Your output is the lines from the first one to the one containing "(0,0) rectangle (412,1024);", repeated exactly, with images left out.

* Start SUPPLIED MATERIAL *

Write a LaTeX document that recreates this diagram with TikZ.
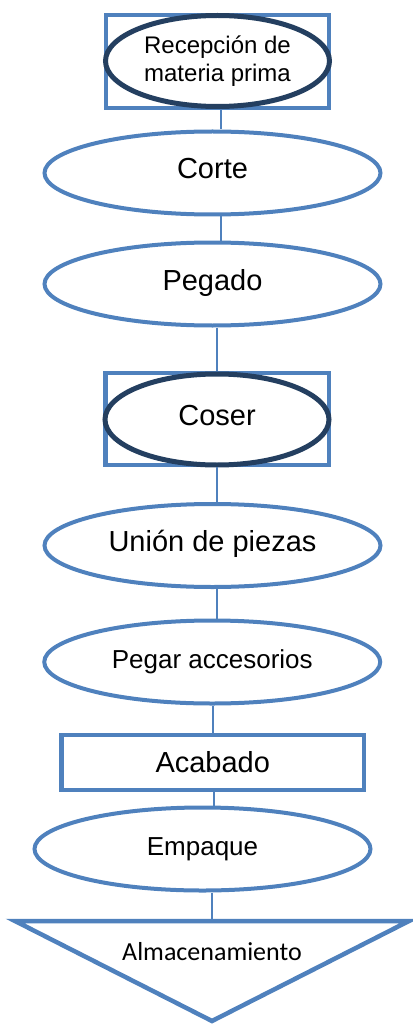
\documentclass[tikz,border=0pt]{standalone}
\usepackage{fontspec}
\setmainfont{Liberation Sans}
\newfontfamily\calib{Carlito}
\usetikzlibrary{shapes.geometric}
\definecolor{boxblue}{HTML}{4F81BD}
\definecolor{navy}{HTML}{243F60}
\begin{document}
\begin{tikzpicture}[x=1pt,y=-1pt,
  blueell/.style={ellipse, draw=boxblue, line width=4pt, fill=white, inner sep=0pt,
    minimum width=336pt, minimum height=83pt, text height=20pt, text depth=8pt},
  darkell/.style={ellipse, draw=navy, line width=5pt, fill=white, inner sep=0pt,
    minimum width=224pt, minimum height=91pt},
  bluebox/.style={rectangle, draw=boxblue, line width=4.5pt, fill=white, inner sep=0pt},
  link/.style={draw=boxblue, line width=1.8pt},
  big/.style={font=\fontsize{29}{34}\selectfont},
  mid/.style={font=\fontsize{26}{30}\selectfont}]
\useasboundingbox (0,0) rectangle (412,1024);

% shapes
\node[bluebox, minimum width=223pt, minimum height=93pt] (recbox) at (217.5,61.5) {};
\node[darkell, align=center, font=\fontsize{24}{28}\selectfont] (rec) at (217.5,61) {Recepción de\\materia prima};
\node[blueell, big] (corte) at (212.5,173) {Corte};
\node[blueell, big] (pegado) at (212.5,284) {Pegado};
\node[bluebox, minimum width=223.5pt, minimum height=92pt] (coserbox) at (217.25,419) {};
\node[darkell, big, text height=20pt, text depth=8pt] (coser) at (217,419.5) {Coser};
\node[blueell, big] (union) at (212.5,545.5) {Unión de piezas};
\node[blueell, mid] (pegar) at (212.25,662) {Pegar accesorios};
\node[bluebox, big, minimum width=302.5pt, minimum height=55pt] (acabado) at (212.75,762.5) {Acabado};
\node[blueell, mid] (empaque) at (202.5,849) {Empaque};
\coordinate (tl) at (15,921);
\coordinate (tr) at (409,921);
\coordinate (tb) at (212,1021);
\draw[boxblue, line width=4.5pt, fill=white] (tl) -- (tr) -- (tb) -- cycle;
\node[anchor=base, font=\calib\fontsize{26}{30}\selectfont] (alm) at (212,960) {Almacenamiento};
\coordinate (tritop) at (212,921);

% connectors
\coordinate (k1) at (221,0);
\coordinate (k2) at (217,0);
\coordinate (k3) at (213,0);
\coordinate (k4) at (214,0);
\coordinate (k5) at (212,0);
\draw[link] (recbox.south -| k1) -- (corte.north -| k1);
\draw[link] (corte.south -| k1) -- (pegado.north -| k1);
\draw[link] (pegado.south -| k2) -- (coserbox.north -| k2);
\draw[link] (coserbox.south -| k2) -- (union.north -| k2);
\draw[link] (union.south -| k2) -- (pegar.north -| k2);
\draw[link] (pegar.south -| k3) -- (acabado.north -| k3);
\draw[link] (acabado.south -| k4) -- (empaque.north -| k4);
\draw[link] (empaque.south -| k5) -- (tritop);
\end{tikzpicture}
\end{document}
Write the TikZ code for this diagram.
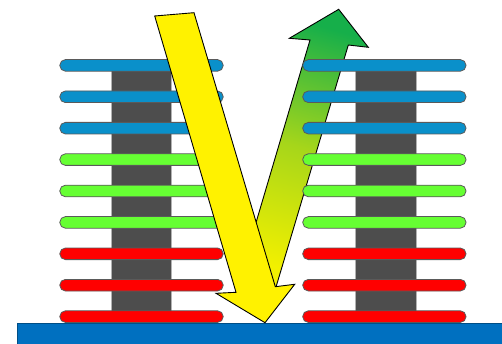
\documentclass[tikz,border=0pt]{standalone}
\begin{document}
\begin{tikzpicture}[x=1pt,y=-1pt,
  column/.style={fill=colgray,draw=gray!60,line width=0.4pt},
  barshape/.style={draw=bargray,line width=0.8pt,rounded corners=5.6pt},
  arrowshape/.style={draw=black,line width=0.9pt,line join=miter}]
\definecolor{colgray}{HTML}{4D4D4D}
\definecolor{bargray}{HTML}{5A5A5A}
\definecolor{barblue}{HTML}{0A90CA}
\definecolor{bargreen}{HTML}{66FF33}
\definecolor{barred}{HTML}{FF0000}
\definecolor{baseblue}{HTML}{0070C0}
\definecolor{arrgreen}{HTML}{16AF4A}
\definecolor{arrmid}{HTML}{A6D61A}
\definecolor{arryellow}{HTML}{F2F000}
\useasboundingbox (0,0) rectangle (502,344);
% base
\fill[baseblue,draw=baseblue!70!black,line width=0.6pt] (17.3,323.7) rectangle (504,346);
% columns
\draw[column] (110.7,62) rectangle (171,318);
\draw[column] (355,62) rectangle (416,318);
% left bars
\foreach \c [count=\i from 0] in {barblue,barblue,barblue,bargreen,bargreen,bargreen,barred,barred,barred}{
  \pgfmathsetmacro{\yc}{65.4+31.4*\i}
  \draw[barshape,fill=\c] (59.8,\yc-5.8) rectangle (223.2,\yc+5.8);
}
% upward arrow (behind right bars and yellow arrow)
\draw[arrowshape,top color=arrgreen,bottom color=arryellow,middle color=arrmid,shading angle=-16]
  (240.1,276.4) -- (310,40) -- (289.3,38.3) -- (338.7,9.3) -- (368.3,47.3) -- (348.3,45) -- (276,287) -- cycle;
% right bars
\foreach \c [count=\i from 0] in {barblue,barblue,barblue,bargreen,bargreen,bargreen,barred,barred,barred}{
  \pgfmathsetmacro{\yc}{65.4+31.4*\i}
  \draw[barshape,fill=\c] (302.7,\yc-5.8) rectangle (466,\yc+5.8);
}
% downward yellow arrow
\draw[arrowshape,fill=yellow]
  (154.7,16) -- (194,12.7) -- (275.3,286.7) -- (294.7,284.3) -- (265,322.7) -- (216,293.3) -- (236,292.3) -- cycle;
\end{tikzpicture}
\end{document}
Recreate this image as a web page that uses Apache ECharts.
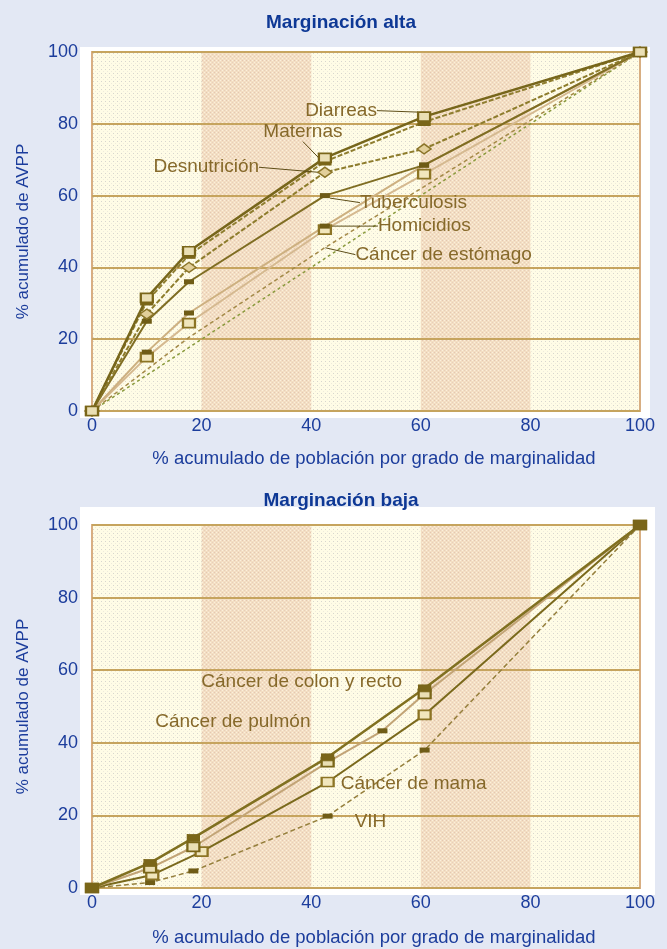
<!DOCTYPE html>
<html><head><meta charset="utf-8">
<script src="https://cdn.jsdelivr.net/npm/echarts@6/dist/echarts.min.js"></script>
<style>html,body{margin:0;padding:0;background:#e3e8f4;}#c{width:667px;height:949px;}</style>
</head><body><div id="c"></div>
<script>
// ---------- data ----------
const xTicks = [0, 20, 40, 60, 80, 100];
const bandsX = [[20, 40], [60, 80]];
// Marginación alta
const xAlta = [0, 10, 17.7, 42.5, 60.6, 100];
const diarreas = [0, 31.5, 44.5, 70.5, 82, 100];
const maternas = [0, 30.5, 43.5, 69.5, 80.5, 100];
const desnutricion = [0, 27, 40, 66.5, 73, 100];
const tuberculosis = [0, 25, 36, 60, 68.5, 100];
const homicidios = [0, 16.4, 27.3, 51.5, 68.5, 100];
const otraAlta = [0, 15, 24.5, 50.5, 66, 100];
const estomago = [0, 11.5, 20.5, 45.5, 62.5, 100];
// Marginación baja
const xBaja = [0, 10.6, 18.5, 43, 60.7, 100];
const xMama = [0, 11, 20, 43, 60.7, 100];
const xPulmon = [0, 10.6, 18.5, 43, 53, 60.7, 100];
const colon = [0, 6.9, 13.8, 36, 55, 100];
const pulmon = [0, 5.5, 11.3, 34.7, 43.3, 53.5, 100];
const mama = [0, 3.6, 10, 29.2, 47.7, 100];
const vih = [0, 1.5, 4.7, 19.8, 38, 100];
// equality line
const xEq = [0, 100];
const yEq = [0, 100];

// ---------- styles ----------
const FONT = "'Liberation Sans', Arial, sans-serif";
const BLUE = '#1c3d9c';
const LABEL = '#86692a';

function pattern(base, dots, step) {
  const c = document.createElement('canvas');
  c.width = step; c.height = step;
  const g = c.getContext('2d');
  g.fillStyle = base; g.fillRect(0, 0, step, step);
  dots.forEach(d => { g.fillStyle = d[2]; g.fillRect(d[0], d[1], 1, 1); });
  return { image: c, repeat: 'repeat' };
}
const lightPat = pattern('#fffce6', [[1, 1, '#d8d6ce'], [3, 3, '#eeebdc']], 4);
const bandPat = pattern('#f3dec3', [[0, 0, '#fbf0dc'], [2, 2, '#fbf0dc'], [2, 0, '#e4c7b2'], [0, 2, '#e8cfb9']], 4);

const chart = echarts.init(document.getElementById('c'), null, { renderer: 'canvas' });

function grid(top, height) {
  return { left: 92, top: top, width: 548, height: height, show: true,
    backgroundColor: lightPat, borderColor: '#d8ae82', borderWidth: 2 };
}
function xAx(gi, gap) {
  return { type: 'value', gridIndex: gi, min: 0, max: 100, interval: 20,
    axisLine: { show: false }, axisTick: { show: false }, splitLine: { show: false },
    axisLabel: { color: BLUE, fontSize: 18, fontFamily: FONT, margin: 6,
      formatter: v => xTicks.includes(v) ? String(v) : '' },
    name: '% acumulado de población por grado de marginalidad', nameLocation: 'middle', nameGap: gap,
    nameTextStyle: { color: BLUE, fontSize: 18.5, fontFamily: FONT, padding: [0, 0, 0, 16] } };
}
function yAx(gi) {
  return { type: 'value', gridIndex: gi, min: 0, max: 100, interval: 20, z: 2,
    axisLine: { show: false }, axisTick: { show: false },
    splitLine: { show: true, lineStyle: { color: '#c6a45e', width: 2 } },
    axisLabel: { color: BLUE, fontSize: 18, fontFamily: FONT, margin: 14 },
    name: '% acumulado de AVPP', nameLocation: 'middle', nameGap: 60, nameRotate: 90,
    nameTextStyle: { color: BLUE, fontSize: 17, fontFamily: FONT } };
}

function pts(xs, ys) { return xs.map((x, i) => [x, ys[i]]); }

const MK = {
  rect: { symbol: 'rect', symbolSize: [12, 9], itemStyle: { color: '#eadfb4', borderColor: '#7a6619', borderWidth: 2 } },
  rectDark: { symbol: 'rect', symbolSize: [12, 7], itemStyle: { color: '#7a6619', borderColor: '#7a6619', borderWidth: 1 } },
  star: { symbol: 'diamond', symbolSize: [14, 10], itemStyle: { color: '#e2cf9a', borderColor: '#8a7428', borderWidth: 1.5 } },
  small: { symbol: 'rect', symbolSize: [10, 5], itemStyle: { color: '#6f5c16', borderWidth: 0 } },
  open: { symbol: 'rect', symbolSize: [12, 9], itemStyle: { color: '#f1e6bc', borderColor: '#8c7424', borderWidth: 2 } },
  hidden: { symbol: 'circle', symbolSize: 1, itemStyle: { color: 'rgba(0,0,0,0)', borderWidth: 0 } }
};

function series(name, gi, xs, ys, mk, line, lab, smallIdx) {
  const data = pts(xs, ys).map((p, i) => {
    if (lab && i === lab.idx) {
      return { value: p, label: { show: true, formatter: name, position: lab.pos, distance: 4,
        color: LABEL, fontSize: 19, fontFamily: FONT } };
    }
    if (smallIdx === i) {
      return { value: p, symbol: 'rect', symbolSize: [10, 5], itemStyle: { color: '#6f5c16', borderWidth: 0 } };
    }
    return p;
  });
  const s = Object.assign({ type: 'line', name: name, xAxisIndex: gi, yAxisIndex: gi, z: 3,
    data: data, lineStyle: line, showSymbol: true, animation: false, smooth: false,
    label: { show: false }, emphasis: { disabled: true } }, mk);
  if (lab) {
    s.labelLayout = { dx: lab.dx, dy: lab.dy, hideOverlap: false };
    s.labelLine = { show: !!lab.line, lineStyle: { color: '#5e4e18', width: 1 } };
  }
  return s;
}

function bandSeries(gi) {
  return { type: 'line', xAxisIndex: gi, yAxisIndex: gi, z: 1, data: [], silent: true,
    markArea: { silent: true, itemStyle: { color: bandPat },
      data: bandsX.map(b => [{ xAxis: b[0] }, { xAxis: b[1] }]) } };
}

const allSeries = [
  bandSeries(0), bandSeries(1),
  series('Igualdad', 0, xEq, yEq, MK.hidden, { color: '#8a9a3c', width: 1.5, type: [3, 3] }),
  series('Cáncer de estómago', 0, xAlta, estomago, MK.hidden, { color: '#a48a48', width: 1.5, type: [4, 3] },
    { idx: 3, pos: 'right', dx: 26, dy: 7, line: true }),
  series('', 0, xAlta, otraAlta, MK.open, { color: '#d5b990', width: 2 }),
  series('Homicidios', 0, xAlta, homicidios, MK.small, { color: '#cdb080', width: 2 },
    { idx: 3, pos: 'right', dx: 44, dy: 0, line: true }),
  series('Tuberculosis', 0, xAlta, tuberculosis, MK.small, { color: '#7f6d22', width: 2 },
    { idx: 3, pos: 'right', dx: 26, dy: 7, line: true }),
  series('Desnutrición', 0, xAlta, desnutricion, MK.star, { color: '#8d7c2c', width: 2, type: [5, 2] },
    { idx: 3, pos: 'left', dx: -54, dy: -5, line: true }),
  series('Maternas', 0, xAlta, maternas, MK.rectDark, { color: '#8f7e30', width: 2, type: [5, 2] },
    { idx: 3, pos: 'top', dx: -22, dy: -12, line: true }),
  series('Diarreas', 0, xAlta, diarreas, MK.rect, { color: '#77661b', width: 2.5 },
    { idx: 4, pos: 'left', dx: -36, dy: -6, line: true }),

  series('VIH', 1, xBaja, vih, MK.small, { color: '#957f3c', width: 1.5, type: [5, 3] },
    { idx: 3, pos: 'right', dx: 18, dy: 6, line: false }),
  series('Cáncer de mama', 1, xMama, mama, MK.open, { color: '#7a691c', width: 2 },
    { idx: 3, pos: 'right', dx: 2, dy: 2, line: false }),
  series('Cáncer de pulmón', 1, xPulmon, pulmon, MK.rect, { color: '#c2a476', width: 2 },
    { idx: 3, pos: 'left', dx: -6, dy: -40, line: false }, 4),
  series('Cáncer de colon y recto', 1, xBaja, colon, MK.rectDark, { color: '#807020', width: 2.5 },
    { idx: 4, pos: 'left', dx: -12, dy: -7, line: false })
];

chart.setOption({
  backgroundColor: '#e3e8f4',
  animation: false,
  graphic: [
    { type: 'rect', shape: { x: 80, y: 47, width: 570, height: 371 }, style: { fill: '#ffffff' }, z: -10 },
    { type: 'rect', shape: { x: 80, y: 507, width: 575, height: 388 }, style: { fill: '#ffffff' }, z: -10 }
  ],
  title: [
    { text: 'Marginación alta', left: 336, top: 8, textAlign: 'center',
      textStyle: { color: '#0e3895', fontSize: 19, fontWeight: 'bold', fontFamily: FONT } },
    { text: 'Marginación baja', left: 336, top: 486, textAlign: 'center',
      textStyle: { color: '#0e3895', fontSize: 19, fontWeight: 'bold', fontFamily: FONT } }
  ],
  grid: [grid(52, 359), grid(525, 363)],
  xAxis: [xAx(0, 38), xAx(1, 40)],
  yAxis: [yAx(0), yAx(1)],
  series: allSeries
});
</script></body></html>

* End SUPPLIED MATERIAL *

FINISHED EXERCISE>
Write a LaTeX document that recreates this diagram with TikZ.
\documentclass[tikz,border=0pt]{standalone}
\usepackage{fontspec}
\setmainfont{Liberation Sans}
\newfontfamily\calib{Carlito}
\usetikzlibrary{shapes.geometric}
\definecolor{boxblue}{HTML}{4F81BD}
\definecolor{navy}{HTML}{243F60}
\begin{document}
\begin{tikzpicture}[x=1pt,y=-1pt,
  blueell/.style={ellipse, draw=boxblue, line width=4pt, fill=white, inner sep=0pt,
    minimum width=336pt, minimum height=83pt, text height=20pt, text depth=8pt},
  darkell/.style={ellipse, draw=navy, line width=5pt, fill=white, inner sep=0pt,
    minimum width=224pt, minimum height=91pt},
  bluebox/.style={rectangle, draw=boxblue, line width=4.5pt, fill=white, inner sep=0pt},
  link/.style={draw=boxblue, line width=1.8pt},
  big/.style={font=\fontsize{29}{34}\selectfont},
  mid/.style={font=\fontsize{26}{30}\selectfont}]
\useasboundingbox (0,0) rectangle (412,1024);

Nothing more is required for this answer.